* Q4 net loss 629 mln shekels vs 97 mln profit a year ago
* One of first banks to make provision for coronavirus
* Shares up 4% as moves to settle U.S. tax case (Adds analyst comment, share reaction)
By Tova Cohen
TEL AVIV, March 19 (Reuters) - Bank Hapoalim, Israel’s largest lender, swung to a fourth-quarter loss due to the cost of settling a U.S. tax evasion probe and provisions for credit losses related to the coronavirus pandemic, it said on Thursday.
The bank set aside 450 million shekels ($120 million) to cover losses related to the virus outbreak, making it one of the first lenders to make provisions for the crisis.
It included the provision in its October-December results even though the virus did not spread globally until this year.
Hapoalim, which reported a quarterly net loss of 629 million shekels compared with a profit of 97 million a year earlier, said the virus outbreak clouded the 2020 outlook.

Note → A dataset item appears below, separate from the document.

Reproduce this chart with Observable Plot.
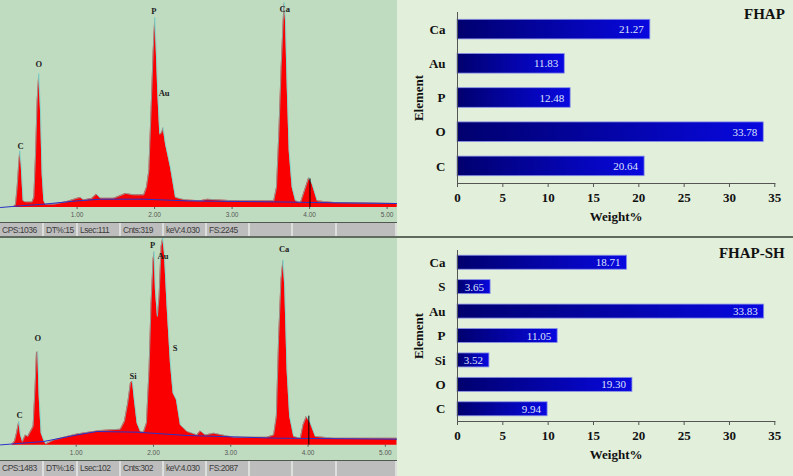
<!DOCTYPE html>
<html>
<head>
<meta charset="utf-8">
<script src="https://cdn.jsdelivr.net/npm/d3@7"></script>
<script src="https://cdn.jsdelivr.net/npm/@observablehq/plot@0.6"></script>
<style>
  html, body { margin: 0; padding: 0; background: #e2efda; overflow: hidden; }
  #page { position: relative; width: 793px; height: 476px; overflow: hidden; background: #e2efda; }
  .slot { position: absolute; }
  .slot svg { display: block; }
  #s1 { left: 0; top: 0; }
  #s2 { left: 0; top: 238px; }
  #b1 { left: 397px; top: 0; }
  #b2 { left: 397px; top: 237px; }
  .status { position: absolute; left: 0; width: 397px; box-sizing: border-box;
    display: grid; grid-template-columns: 44px 34px 43px 43px 43px 43px 43px 44px 1fr;
    background: #bdbdbd; border-top: 1px solid #4f574f;
    font: 8.5px "Liberation Sans", sans-serif; color: #3c3c3c; }
  .status div { box-sizing: border-box; border-right: 2px solid #dcdfdc; padding-left: 2px; line-height: 14px; white-space: nowrap; overflow: hidden; letter-spacing: -0.5px; }
  #st1 { top: 222px; height: 15px; }
  #st2 { top: 460px; height: 16px; }
  .rule { position: absolute; left: 0; width: 793px; height: 1.5px; background: #5f6b5f; }
</style>
</head>
<body>
<div id="page">
  <div class="slot" id="s1"></div>
  <div class="slot" id="s2"></div>
  <div class="slot" id="b1"></div>
  <div class="slot" id="b2"></div>
  <div class="status" id="st1"></div>
  <div class="status" id="st2"></div>
  <div class="rule" style="top:236px"></div>
</div>
<script>
// ---- Spectrum FHAP ----
const keV1 = [.184,.205,.227,.244,.261,.278,.304,.334,.420,.442,.463,.485,.506,.528,.549,.571,.592,.700,.872,1.001,1.044,1.087,1.194,1.250,1.302,1.474,1.625,1.732,1.861,1.895,1.926,1.956,1.982,2.003,2.020,2.042,2.067,2.093,2.110,2.141,2.205,2.270,2.356,2.420,2.592,2.678,3.022,3.538,3.573,3.603,3.633,3.659,3.672,3.689,3.710,3.736,3.775,3.818,3.883,3.926,3.990,4.033,4.098,4.313,5.130];
const counts1 = [7,29,217,434,615,470,72,61,61,108,542,1157,1453,1048,362,72,36,36,65,101,108,80,101,145,101,101,152,137,137,217,398,1085,1699,2061,1735,1229,795,813,868,687,434,108,90,80,72,90,72,72,217,795,1518,2024,2223,2024,1338,615,217,72,54,163,325,253,72,54,43];
const bgKeV1 = [.012,.270,.571,1.001,1.302,1.861,2.420,3.538,4.313,5.130];
const bgCounts1 = [0,18,36,72,90,90,72,61,51,43];
const labels1 = ["C","O","P","Au","Ca"];
const labelKeV1 = [.27,.506,1.99,2.123,3.68];
const labelCounts1 = [665,1555,2133,1236,2151];
const status1 = ["CPS:1036","DT%:15","Lsec:111","Cnts:319","keV:4.030","FS:2245","","",""];

// ---- Spectrum FHAP-SH ----
const keV2 = [.172,.202,.228,.258,.279,.305,.344,.374,.409,.443,.469,.486,.503,.521,.547,.581,.607,.710,.883,1.012,1.228,1.314,1.572,1.624,1.667,1.702,1.728,1.753,1.788,1.831,1.874,1.909,1.943,1.969,1.995,2.008,2.025,2.051,2.073,2.099,2.120,2.141,2.176,2.219,2.254,2.297,2.348,2.435,2.564,2.607,2.672,2.779,3.038,3.469,3.555,3.590,3.620,3.650,3.676,3.698,3.728,3.762,3.814,3.900,3.935,3.978,4.030,4.094,4.331,5.150];
const counts2 = [13,37,120,237,103,37,103,87,137,187,587,920,937,487,120,47,13,53,87,113,137,147,160,237,420,620,637,453,220,137,137,220,753,1420,1853,1937,1553,1287,1487,1987,2070,1920,1387,820,520,453,203,137,103,143,103,120,80,80,103,287,1087,1653,1853,1587,753,287,87,70,203,287,220,87,70,70];
const bgKeV2 = [.021,.581,1.012,1.271,1.788,2.435,3.598,5.150];
const bgCounts2 = [3,37,103,137,130,97,70,60];
const labels2 = ["C","O","Si","P","Au","S","Ca"];
const labelKeV2 = [.266,.503,1.736,1.99,2.124,2.28,3.69];
const labelCounts2 = [303,1070,693,2003,1887,970,1960];
const status2 = ["CPS:1483","DT%:16","Lsec:102","Cnts:302","keV:4.030","FS:2087","","",""];

// ---- Weight% bars ----
const elements1 = ["Ca","Au","P","O","C"];
const weights1 = [21.27,11.83,12.48,33.78,20.64];
const elements2 = ["Ca","S","Au","P","Si","O","C"];
const weights2 = [18.71,3.65,33.83,11.05,3.52,19.30,9.94];
const weightTicks = [0,5,10,15,20,25,30,35];
const keVTicks = [1,2,3,4,5];

function rows(a, b) { return a.map((v, i) => ({a: v, b: b[i]})); }

function spectrum(o) {
  return Plot.plot({
    width: 397, height: o.height, marginTop: 0, marginLeft: 0, marginRight: 0, marginBottom: o.marginBottom,
    style: {background: "#c0dcc0", fontFamily: "'Liberation Sans', sans-serif", overflow: "hidden"},
    x: {domain: o.xDomain, label: null},
    y: {domain: [0, o.fs], label: null, axis: null},
    marks: [
      Plot.areaY(rows(o.keV, o.counts), {x: "a", y: "b", fill: "#fb0000"}),
      Plot.lineY(rows(o.keV, o.counts), {x: "a", y: "b", stroke: "#68d4d0", strokeWidth: 0.7}),
      Plot.lineY(rows(o.bgKeV, o.bgCounts), {x: "a", y: "b", stroke: "#2a32c8", strokeWidth: 1}),
      Plot.ruleX([o.cursor], {y1: 0, y2: o.cursorTop, stroke: "#000", strokeWidth: 1}),
      Plot.text(rows(o.labels, rows(o.labelKeV, o.labelCounts)), {
        x: d => d.b.a, y: d => d.b.b, text: "a",
        fontFamily: "'Liberation Serif', serif", fontSize: 8.5, fontWeight: "bold", fill: "#222"
      }),
      Plot.axisX({ticks: keVTicks, tickFormat: ".2f", tickSize: 2, tickPadding: 3, fontSize: 6.5, label: null, color: "#555", stroke: "#555"})
    ]
  });
}

function bars(o) {
  const gid = o.gid;
  return Plot.plot({
    width: 396, height: o.height, marginTop: o.marginTop, marginBottom: o.marginBottom, marginLeft: 60, marginRight: 18.7,
    style: {background: "#e2efda", fontFamily: "'Liberation Serif', serif", color: "#111", overflow: "visible"},
    x: {domain: [0, 35], label: null},
    y: {domain: o.elements, label: null, paddingInner: 0.427, paddingOuter: 0.2135, round: false},
    marks: [
      () => {
        const svg = d3.create("svg:defs");
        const g = svg.append("linearGradient").attr("id", gid);
        g.append("stop").attr("offset", "0%").attr("stop-color", "#00006e");
        g.append("stop").attr("offset", "100%").attr("stop-color", "#0808e0");
        return svg.node();
      },
      Plot.barX(rows(o.elements, o.weights), {x: "b", y: "a", fill: `url(#${gid})`, stroke: "#8a92e8", strokeWidth: 0.8}),
      Plot.text(rows(o.elements, o.weights), {
        x: "b", y: "a", text: d => d.b.toFixed(2), textAnchor: "end", dx: -6.5,
        fill: "#dfe4fa", fontSize: 11
      }),
      Plot.frame({anchor: "left", stroke: "#555"}),
      Plot.frame({anchor: "bottom", stroke: "#555"}),
      Plot.axisX({ticks: weightTicks, tickSize: 4, tickPadding: 5, fontSize: 13, fontWeight: "bold", stroke: "#555",
        label: "Weight%", labelAnchor: "center", labelArrow: "none", labelOffset: o.labelOffset}),
      Plot.axisY({tickSize: 0, tickPadding: 12, fontSize: 13, fontWeight: "bold", textAnchor: "end",
        label: "Element", labelAnchor: "center", labelArrow: "none", labelOffset: 44}),
      Plot.text([o.title], {frameAnchor: "top-right", text: d => d, dx: 10, dy: o.titleDy, fontSize: 15, fontWeight: "bold", textAnchor: "end", fill: "#111"})
    ]
  });
}

document.getElementById("s1").append(spectrum({
  height: 222, marginBottom: 15, xDomain: [0.012, 5.134], fs: 2245,
  keV: keV1, counts: counts1, bgKeV: bgKeV1, bgCounts: bgCounts1, cursor: 4.005, cursorTop: 310,
  labels: labels1, labelKeV: labelKeV1, labelCounts: labelCounts1
}));
document.getElementById("s2").append(spectrum({
  height: 222, marginBottom: 15.3, xDomain: [0.021, 5.157], fs: 2066,
  keV: keV2, counts: counts2, bgKeV: bgKeV2, bgCounts: bgCounts2, cursor: 4.01, cursorTop: 290,
  labels: labels2, labelKeV: labelKeV2, labelCounts: labelCounts2
}));
document.getElementById("b1").append(bars({
  height: 236, marginTop: 12, marginBottom: 53, gid: "g1",
  elements: elements1, weights: weights1, title: "FHAP", titleDy: -4, labelOffset: 37
}));
document.getElementById("b2").append(bars({
  height: 239, marginTop: 13, marginBottom: 55, gid: "g2",
  elements: elements2, weights: weights2, title: "FHAP-SH", titleDy: -3, labelOffset: 37
}));

function fillStatus(id, cells) {
  const el = document.getElementById(id);
  cells.forEach(t => { const d = document.createElement("div"); d.textContent = t; el.append(d); });
}
fillStatus("st1", status1);
fillStatus("st2", status2);
</script>
</body>
</html>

“The events of recent weeks could have a significant negative impact on the bank’s results in 2020 but at this stage it is not possible to estimate the amount,” it said.
Hapoalim also made a provision of 897 million shekels due to “significant progress” in negotiations with U.S. regulators, including the Department of Justice (DOJ), to settle a tax investigation.
The bank said on Wednesday it expected to pay $870 million to settle the investigation. The fourth quarter provision is in addition to $611 million already set aside.
Net interest income in the quarter was steady at 2.29 billion shekels versus a year earlier.
Credit loss expenses surged to 876 million shekels, including the provision for the coronavirus outbreak, which has hammered the global economy, particularly the energy, airline and tourism industries.
Reductions in short-term interest rates by various central banks were also expected to hit Hapoalim’s interest income.
However, the bank’s Tier 1 capital ratio increased to 11.53% in 2019 from 11.16% in 2018.
“Hapoalim enters the 2020 coronavirus uncertainty from a position of capital strength ... as well as settling DOJ matters, subject to approvals, that removes major uncertainty,” Jefferies analyst Joseph Dickerson said.
The bank’s shares were up 4.3% in morning trade, outpacing gains of 2.9% in the main Tel Aviv market indices.